— PROBLEM —
Leave out the pictures and reproduce all of the data exactly.

● ● ●

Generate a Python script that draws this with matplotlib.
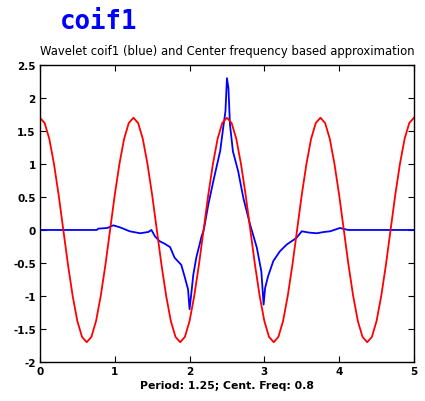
import numpy as np
import matplotlib.pyplot as plt

# coif1 wavelet (blue)
psi_x = [0.0, 0.76, 0.78, 0.90, 0.98, 1.07, 1.20, 1.34, 1.45, 1.49, 1.54, 1.60,
         1.67, 1.74, 1.80, 1.89, 1.94, 1.98, 2.00, 2.02, 2.05, 2.09, 2.16, 2.19,
         2.25, 2.32, 2.38, 2.41, 2.45, 2.48, 2.49, 2.50, 2.52, 2.54, 2.58, 2.65,
         2.72, 2.81, 2.90, 2.96, 2.99, 3.01, 3.05, 3.12, 3.21, 3.30, 3.43, 3.50,
         3.60, 3.70, 3.80, 3.88, 4.01, 4.12, 5.0]
psi_y = [0.0, 0.0, 0.02, 0.03, 0.07, 0.04, -0.02, -0.05, -0.03, 0.0, -0.10, -0.17,
         -0.21, -0.26, -0.42, -0.53, -0.73, -0.90, -1.20, -1.00, -0.68, -0.42, -0.10, 0.0,
         0.38, 0.75, 1.05, 1.20, 1.55, 1.80, 2.05, 2.30, 2.15, 1.60, 1.19, 0.89,
         0.48, 0.08, -0.27, -0.63, -1.13, -0.88, -0.70, -0.47, -0.32, -0.22, -0.12, -0.02,
         -0.04, -0.05, -0.03, -0.02, 0.03, 0.0, 0.0]

# centre frequency approximation (red), sampled every 0.0625
cos_x = np.linspace(0, 5, 81)
cos_y = [1.70, 1.62, 1.38, 1.00, 0.53, 0.00, -0.53, -1.00, -1.38, -1.62,
         -1.70, -1.62, -1.38, -1.00, -0.53, 0.00, 0.53, 1.00, 1.38, 1.62,
         1.70, 1.62, 1.38, 1.00, 0.53, 0.00, -0.53, -1.00, -1.38, -1.62,
         -1.70, -1.62, -1.38, -1.00, -0.53, 0.00, 0.53, 1.00, 1.38, 1.62,
         1.70, 1.62, 1.38, 1.00, 0.53, 0.00, -0.53, -1.00, -1.38, -1.62,
         -1.70, -1.62, -1.38, -1.00, -0.53, 0.00, 0.53, 1.00, 1.38, 1.62,
         1.70, 1.62, 1.38, 1.00, 0.53, 0.00, -0.53, -1.00, -1.38, -1.62,
         -1.70, -1.62, -1.38, -1.00, -0.53, 0.00, 0.53, 1.00, 1.38, 1.62,
         1.70]

xticks = [0, 1, 2, 3, 4, 5]
yticks = [-2, -1.5, -1, -0.5, 0, 0.5, 1, 1.5, 2, 2.5]
ytick_labels = ['-2', '-1.5', '-1', '-0.5', '0', '0.5', '1', '1.5', '2', '2.5']

fig = plt.figure(figsize=(4.25, 4.02), dpi=100)
ax = fig.add_axes([0.094, 0.097, 0.88, 0.739])

ax.plot(psi_x, psi_y, color='blue', lw=1.3)
ax.plot(cos_x, cos_y, color='red', lw=1.3)

ax.set_xlim(0, 5)
ax.set_ylim(-2, 2.5)
ax.set_xticks(xticks)
ax.set_yticks(yticks)
ax.set_yticklabels(ytick_labels)
ax.tick_params(direction='in', top=True, right=True, length=4, labelsize=7.5, width=0.8, pad=3)
for lab in ax.get_xticklabels() + ax.get_yticklabels():
    lab.set_fontweight('bold')
for s in ax.spines.values():
    s.set_linewidth(1.0)

ax.set_title('Wavelet coif1 (blue) and Center frequency based approximation',
             fontsize=8.4, pad=8)
ax.set_xlabel('Period: 1.25; Cent. Freq: 0.8', fontsize=7.8, fontweight='bold', labelpad=3)

fig.text(0.232, 0.945, 'coif1', color='blue', fontsize=18.5, fontweight='bold',
         family='DejaVu Sans Mono', ha='center', va='center')

fig.savefig('out.png', dpi=100)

● ● ●

— RESULT FOR THIS TASK —
Generate a Python script that draws this with matplotlib.
import numpy as np
import matplotlib.pyplot as plt

# coif1 wavelet (blue)
psi_x = [0.0, 0.76, 0.78, 0.90, 0.98, 1.07, 1.20, 1.34, 1.45, 1.49, 1.54, 1.60,
         1.67, 1.74, 1.80, 1.89, 1.94, 1.98, 2.00, 2.02, 2.05, 2.09, 2.16, 2.19,
         2.25, 2.32, 2.38, 2.41, 2.45, 2.48, 2.49, 2.50, 2.52, 2.54, 2.58, 2.65,
         2.72, 2.81, 2.90, 2.96, 2.99, 3.01, 3.05, 3.12, 3.21, 3.30, 3.43, 3.50,
         3.60, 3.70, 3.80, 3.88, 4.01, 4.12, 5.0]
psi_y = [0.0, 0.0, 0.02, 0.03, 0.07, 0.04, -0.02, -0.05, -0.03, 0.0, -0.10, -0.17,
         -0.21, -0.26, -0.42, -0.53, -0.73, -0.90, -1.20, -1.00, -0.68, -0.42, -0.10, 0.0,
         0.38, 0.75, 1.05, 1.20, 1.55, 1.80, 2.05, 2.30, 2.15, 1.60, 1.19, 0.89,
         0.48, 0.08, -0.27, -0.63, -1.13, -0.88, -0.70, -0.47, -0.32, -0.22, -0.12, -0.02,
         -0.04, -0.05, -0.03, -0.02, 0.03, 0.0, 0.0]

# centre frequency approximation (red), sampled every 0.0625
cos_x = np.linspace(0, 5, 81)
cos_y = [1.70, 1.62, 1.38, 1.00, 0.53, 0.00, -0.53, -1.00, -1.38, -1.62,
         -1.70, -1.62, -1.38, -1.00, -0.53, 0.00, 0.53, 1.00, 1.38, 1.62,
         1.70, 1.62, 1.38, 1.00, 0.53, 0.00, -0.53, -1.00, -1.38, -1.62,
         -1.70, -1.62, -1.38, -1.00, -0.53, 0.00, 0.53, 1.00, 1.38, 1.62,
         1.70, 1.62, 1.38, 1.00, 0.53, 0.00, -0.53, -1.00, -1.38, -1.62,
         -1.70, -1.62, -1.38, -1.00, -0.53, 0.00, 0.53, 1.00, 1.38, 1.62,
         1.70, 1.62, 1.38, 1.00, 0.53, 0.00, -0.53, -1.00, -1.38, -1.62,
         -1.70, -1.62, -1.38, -1.00, -0.53, 0.00, 0.53, 1.00, 1.38, 1.62,
         1.70]

xticks = [0, 1, 2, 3, 4, 5]
yticks = [-2, -1.5, -1, -0.5, 0, 0.5, 1, 1.5, 2, 2.5]
ytick_labels = ['-2', '-1.5', '-1', '-0.5', '0', '0.5', '1', '1.5', '2', '2.5']

fig = plt.figure(figsize=(4.25, 4.02), dpi=100)
ax = fig.add_axes([0.094, 0.097, 0.88, 0.739])

ax.plot(psi_x, psi_y, color='blue', lw=1.3)
ax.plot(cos_x, cos_y, color='red', lw=1.3)

ax.set_xlim(0, 5)
ax.set_ylim(-2, 2.5)
ax.set_xticks(xticks)
ax.set_yticks(yticks)
ax.set_yticklabels(ytick_labels)
ax.tick_params(direction='in', top=True, right=True, length=4, labelsize=7.5, width=0.8, pad=3)
for lab in ax.get_xticklabels() + ax.get_yticklabels():
    lab.set_fontweight('bold')
for s in ax.spines.values():
    s.set_linewidth(1.0)

ax.set_title('Wavelet coif1 (blue) and Center frequency based approximation',
             fontsize=8.4, pad=8)
ax.set_xlabel('Period: 1.25; Cent. Freq: 0.8', fontsize=7.8, fontweight='bold', labelpad=3)

fig.text(0.232, 0.945, 'coif1', color='blue', fontsize=18.5, fontweight='bold',
         family='DejaVu Sans Mono', ha='center', va='center')

fig.savefig('out.png', dpi=100)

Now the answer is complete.